■ Stored data
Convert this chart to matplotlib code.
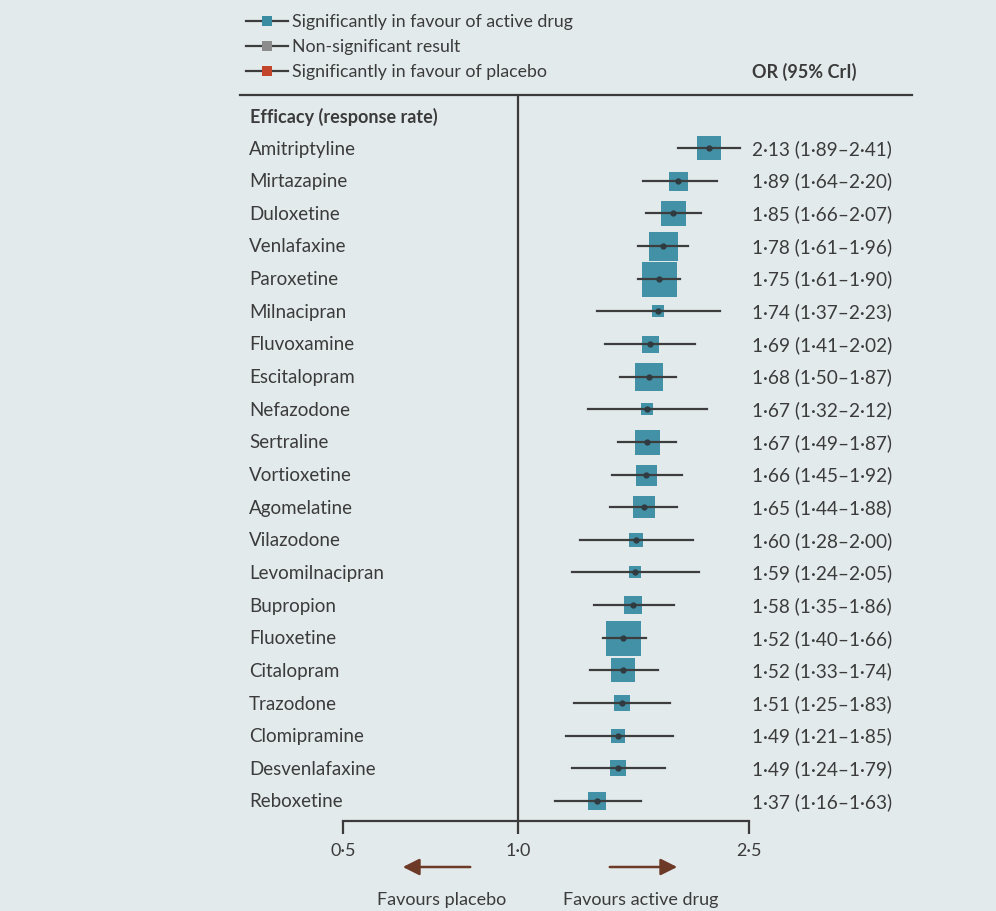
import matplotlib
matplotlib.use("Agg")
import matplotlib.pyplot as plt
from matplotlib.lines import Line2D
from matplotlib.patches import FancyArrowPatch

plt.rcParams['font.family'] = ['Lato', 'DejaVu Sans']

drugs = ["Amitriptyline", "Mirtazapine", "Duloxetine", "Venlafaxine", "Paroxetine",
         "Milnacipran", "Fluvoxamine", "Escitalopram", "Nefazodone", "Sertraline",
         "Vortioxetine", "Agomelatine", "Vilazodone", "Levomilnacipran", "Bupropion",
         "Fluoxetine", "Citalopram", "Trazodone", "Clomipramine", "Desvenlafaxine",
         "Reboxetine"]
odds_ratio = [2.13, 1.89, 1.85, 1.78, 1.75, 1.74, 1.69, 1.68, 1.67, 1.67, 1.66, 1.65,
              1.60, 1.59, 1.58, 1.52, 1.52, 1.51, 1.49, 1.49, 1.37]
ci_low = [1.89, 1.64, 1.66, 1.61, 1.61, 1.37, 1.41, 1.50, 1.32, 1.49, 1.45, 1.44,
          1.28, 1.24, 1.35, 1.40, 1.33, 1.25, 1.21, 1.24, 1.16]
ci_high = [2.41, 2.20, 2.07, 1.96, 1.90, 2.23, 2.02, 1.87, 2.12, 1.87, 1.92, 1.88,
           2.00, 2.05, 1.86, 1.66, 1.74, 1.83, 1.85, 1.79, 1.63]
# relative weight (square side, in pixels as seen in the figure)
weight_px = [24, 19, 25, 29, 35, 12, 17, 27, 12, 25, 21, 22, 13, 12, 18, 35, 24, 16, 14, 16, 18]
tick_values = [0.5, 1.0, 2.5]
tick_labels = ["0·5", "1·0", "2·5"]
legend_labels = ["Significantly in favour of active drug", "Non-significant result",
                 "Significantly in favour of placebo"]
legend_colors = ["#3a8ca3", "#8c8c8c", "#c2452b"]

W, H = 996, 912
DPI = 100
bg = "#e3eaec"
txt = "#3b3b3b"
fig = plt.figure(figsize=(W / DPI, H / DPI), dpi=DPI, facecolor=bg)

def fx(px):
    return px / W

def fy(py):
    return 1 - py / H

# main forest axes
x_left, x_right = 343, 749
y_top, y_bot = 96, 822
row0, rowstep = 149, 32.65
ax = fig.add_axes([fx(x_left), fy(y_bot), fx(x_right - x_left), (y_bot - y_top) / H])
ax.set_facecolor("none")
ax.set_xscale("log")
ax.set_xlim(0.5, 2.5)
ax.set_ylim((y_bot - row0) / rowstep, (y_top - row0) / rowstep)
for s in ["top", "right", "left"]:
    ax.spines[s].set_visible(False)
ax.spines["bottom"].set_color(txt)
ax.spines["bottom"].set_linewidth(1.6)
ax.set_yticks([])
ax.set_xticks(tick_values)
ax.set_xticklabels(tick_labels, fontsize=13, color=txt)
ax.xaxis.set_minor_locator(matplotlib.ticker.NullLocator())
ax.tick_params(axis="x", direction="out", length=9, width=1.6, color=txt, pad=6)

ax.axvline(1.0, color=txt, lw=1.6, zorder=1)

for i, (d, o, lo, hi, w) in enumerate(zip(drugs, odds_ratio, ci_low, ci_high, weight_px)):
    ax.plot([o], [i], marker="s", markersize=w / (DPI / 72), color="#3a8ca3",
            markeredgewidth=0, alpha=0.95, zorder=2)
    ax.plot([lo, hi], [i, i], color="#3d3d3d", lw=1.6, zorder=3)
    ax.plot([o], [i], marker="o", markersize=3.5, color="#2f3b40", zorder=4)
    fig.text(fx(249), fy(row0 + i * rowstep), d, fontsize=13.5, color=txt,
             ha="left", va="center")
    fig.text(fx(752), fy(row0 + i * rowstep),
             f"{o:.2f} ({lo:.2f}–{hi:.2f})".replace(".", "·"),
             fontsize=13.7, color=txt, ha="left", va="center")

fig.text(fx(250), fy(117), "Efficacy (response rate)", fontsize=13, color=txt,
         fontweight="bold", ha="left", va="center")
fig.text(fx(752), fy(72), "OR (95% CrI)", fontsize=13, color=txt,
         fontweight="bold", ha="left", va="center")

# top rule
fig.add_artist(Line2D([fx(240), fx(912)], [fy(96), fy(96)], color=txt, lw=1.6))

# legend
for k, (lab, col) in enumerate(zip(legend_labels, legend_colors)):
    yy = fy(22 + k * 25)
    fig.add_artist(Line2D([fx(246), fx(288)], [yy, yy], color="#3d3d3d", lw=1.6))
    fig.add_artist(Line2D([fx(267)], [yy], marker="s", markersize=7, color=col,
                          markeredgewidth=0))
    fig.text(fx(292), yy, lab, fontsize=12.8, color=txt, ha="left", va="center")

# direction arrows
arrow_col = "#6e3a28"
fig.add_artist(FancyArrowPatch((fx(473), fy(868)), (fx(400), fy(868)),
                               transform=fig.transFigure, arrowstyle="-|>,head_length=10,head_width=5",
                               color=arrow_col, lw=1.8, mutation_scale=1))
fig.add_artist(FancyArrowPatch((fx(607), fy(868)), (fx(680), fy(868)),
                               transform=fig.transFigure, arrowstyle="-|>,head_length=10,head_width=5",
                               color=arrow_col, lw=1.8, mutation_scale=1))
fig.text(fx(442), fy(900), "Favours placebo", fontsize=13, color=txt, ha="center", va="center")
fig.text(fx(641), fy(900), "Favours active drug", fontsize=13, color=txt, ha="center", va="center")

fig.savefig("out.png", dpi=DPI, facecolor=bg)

■ Exercise instructions
Everything from the first line of the listing above through the line that contains "plt.rcParams['font.family'] = ['Lato', 'DejaVu" is to be restated word for word, minus the pictures.

■ Solution to this task
Convert this chart to matplotlib code.
import matplotlib
matplotlib.use("Agg")
import matplotlib.pyplot as plt
from matplotlib.lines import Line2D
from matplotlib.patches import FancyArrowPatch

plt.rcParams['font.family'] = ['Lato', 'DejaVu Sans']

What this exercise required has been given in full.